— Start of Information given —
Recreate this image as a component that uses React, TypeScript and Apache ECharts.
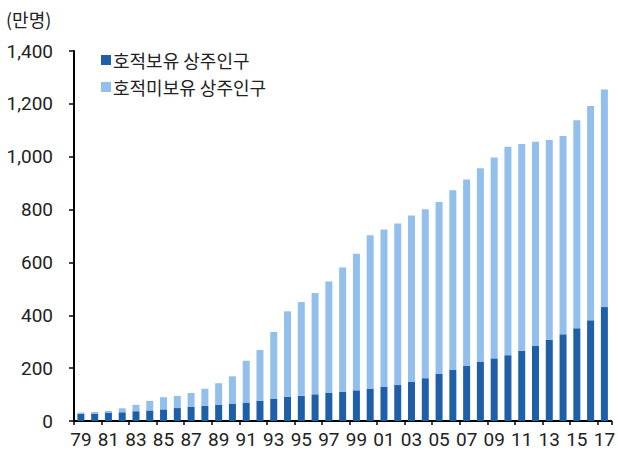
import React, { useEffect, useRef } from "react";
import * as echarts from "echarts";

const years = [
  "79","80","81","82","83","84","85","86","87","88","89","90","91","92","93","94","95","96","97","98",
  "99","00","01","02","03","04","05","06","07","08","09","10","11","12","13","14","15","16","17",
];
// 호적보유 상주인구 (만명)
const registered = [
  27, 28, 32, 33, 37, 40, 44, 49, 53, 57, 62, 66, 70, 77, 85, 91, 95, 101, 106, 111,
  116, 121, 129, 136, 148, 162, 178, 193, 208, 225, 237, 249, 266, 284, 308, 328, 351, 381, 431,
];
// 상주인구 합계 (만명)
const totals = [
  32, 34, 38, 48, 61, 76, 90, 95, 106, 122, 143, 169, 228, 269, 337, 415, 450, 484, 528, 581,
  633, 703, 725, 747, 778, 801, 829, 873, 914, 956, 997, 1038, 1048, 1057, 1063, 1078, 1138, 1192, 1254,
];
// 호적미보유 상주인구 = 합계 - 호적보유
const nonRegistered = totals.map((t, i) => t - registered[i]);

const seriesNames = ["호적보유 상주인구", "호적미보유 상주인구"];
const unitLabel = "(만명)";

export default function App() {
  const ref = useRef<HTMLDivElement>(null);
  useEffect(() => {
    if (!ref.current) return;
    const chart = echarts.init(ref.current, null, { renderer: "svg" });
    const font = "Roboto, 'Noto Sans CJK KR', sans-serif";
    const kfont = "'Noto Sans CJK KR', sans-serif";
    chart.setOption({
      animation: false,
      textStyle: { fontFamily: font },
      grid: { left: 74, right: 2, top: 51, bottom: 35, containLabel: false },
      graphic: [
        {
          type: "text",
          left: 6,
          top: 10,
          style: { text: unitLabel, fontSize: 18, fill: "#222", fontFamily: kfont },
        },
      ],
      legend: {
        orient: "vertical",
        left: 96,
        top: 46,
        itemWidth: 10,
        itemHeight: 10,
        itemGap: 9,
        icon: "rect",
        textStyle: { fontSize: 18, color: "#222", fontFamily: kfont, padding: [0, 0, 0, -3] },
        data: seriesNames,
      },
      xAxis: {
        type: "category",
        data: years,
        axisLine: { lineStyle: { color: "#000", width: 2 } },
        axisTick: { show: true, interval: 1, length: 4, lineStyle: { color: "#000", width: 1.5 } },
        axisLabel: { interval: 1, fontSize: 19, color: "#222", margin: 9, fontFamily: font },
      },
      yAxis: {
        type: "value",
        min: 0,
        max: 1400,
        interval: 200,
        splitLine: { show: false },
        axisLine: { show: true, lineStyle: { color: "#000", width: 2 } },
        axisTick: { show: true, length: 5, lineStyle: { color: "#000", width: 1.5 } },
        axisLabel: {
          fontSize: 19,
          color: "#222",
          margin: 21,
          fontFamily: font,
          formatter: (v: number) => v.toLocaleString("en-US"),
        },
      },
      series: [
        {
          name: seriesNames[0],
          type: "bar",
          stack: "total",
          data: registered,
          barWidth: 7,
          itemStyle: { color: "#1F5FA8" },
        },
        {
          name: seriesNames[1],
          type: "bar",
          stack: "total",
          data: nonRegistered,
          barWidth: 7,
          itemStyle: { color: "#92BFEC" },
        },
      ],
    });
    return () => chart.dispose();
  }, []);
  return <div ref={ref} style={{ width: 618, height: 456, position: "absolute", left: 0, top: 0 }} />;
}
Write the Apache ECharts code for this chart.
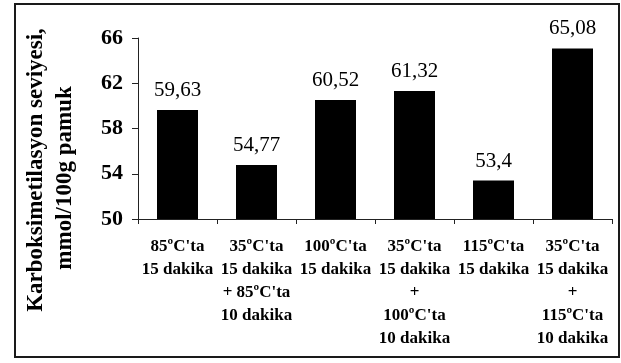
— End of Information given —
— Start of Information given —
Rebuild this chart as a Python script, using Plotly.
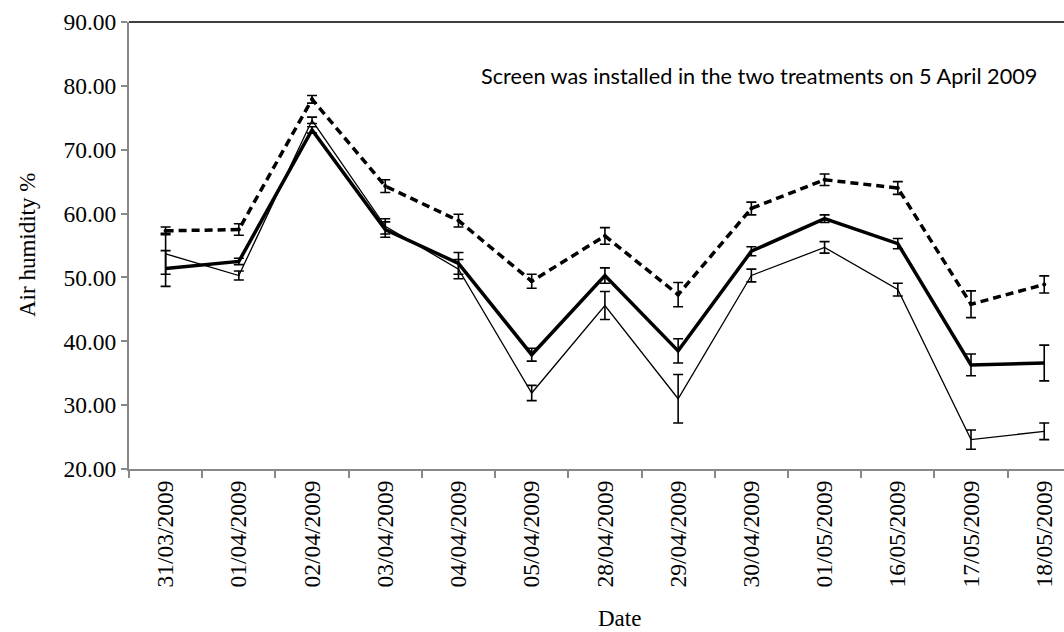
— End of Information given —
— Start of Information given —
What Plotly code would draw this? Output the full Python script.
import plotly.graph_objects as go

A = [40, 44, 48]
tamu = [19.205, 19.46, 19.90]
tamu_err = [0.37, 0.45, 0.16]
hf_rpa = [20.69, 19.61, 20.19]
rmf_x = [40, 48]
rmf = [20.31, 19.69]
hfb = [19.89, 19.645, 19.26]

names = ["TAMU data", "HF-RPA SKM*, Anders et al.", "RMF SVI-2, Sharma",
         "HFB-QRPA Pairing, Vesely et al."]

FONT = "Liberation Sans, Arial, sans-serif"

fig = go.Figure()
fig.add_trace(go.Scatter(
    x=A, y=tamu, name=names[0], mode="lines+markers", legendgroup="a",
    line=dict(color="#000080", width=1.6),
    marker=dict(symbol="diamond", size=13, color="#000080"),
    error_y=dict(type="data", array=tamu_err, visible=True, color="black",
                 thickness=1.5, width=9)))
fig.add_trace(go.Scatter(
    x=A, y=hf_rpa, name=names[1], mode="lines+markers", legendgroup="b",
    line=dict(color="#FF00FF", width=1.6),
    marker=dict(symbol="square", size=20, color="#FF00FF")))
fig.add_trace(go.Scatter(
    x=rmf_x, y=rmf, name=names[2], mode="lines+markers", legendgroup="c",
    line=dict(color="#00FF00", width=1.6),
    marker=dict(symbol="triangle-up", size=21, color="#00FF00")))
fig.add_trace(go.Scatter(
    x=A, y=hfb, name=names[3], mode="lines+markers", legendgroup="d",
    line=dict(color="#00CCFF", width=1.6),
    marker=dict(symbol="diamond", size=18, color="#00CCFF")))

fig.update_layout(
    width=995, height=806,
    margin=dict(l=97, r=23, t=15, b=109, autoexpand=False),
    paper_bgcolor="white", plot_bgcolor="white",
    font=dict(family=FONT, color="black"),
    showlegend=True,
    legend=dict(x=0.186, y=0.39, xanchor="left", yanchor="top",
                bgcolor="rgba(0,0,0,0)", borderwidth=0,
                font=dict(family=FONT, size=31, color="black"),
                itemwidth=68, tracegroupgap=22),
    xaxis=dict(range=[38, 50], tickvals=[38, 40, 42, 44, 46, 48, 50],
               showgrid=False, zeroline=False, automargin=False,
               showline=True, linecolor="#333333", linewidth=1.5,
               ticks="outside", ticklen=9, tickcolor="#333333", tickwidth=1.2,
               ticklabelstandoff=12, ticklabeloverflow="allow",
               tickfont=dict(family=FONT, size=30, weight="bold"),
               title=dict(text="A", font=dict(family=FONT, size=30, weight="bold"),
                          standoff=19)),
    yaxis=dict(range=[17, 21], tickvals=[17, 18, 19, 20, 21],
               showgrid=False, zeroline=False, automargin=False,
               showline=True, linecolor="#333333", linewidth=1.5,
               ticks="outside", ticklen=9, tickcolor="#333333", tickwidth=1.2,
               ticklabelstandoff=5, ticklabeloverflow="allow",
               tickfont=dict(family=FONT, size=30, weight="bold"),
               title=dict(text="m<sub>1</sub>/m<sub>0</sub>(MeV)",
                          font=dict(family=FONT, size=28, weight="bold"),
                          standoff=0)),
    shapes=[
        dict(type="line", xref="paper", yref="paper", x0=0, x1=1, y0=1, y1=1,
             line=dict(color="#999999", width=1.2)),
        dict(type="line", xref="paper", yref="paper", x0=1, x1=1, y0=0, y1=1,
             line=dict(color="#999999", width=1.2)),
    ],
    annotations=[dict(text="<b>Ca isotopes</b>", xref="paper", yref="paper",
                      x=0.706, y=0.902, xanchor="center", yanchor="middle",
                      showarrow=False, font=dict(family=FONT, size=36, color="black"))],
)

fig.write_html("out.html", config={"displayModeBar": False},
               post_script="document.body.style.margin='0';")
— End of Information given —
### Aim of the exercise:
Scan the records for the string "code". Copy each line in which it appears.

### Output for this task:
Write the Apache ECharts code for this chart.
What Plotly code would draw this? Output the full Python script.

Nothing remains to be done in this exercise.